2.1: Read and Interpret Execution Plans

Use EXPLAIN or EXPLAIN ANALYZE to visualize query plans.

EXPLAIN ANALYZE
SELECT region, SUM(amount)
FROM sales
GROUP BY region;

Identify sequential scans, index scans, nested loops, and hash joins.

Probing Question: “If your query uses a nested loop join over millions of rows, what would you check first?” Tests awareness of join algorithms and data size scaling.

2.2: Indexing for Speed

Understand when indexes help and when they don’t.

CREATE INDEX idx_customer_id ON orders(customer_id);

Realize that indexes speed up lookups but slow down writes (insert/update).

Deeper Insight: “Would an index on a low-cardinality column help?” Tests understanding of selectivity trade-offs.

2.3: Query Refactoring and CTEs

Break down complex queries using Common Table Expressions (CTEs):

WITH regional_sales AS (
  SELECT region, SUM(amount) AS total
  FROM sales
  GROUP BY region
)
SELECT region, total
FROM regional_sales
WHERE total > 10000;

Discuss CTE performance vs subqueries — some databases materialize CTEs, others inline them.

Probing Question: “Would using a CTE always make a query faster?” Excellent candidates explain that readability improves, but performance may degrade depending on DB engine behavior.

2.4: Avoiding Common Pitfalls

Watch out for:
- Functions on indexed columns (breaks index usage)
- Using SELECT *
- Overusing DISTINCT to hide duplicates instead of fixing logic
Apply query simplification and index-friendly design.

Deeper Insight: “Your query works but is slow. How do you debug it?” Expect to discuss using query plans, analyzing I/O cost, and caching layers.

🧮 Analytical SQL for Data Insights

Note

The Top Tech Interview Angle: Analytical SQL questions simulate real-world reporting and metric derivation — e.g., retention, ranking, moving averages. They test your ability to transform raw data into insights efficiently and correctly.

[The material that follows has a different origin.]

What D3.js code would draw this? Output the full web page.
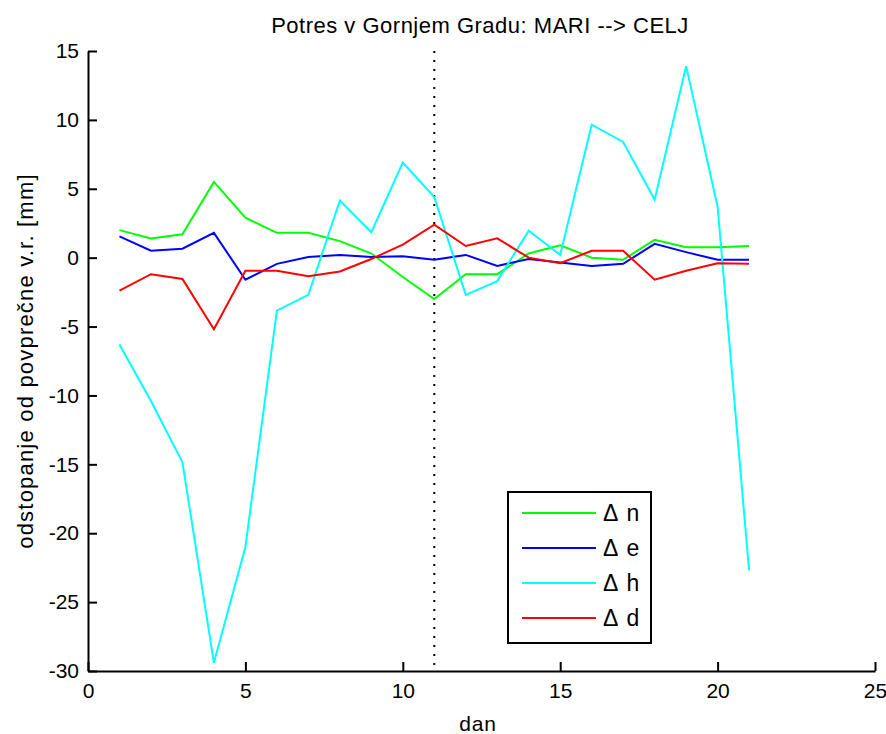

3.1: Window Functions and Analytics

Learn core syntax:

SELECT 
  customer_id,
  SUM(amount) OVER (PARTITION BY region ORDER BY order_date) AS running_total
FROM orders;

Understand ROW_NUMBER, RANK, DENSE_RANK, and their differences.

Probing Question: “If two rows have the same amount, how does RANK() differ from DENSE_RANK()?” Tests detail-oriented understanding of window mechanics.

3.2: Cohort and Retention Analysis

Implement cohort grouping:

SELECT 
  customer_id,
  MIN(order_date) AS cohort_start,
  DATE_PART('month', order_date - MIN(order_date) OVER (PARTITION BY customer_id)) AS months_since_signup
FROM orders;

Learn how to calculate user retention or conversion funnels in pure SQL.

Deeper Insight: “How would you optimize this on billions of rows?” Expect discussions on materialized views, partitions, or pre-aggregation.

3.3: Time Series and Lag Analysis

Use LAG, LEAD, and moving averages:

SELECT 
  order_date,
  amount,
  AVG(amount) OVER (ORDER BY order_date ROWS BETWEEN 6 PRECEDING AND CURRENT ROW) AS rolling_weekly_avg
FROM sales;

Probing Question: “If your window frame is too wide, what happens to performance?” Tests understanding of memory usage and intermediate computation.

🧱 Database Design & Normalization

Note

The Top Tech Interview Angle: Even in analyst roles, interviewers expect reasoning about schema design — normalization, redundancy, and trade-offs between performance and maintainability.

4.1: Understand Normal Forms

Learn 1NF, 2NF, 3NF intuitively:
- 1NF: Atomic columns
- 2NF: Remove partial dependencies
- 3NF: Remove transitive dependencies

Probing Question: “Why might you deliberately denormalize a database?” Tests understanding of analytical performance vs design purity.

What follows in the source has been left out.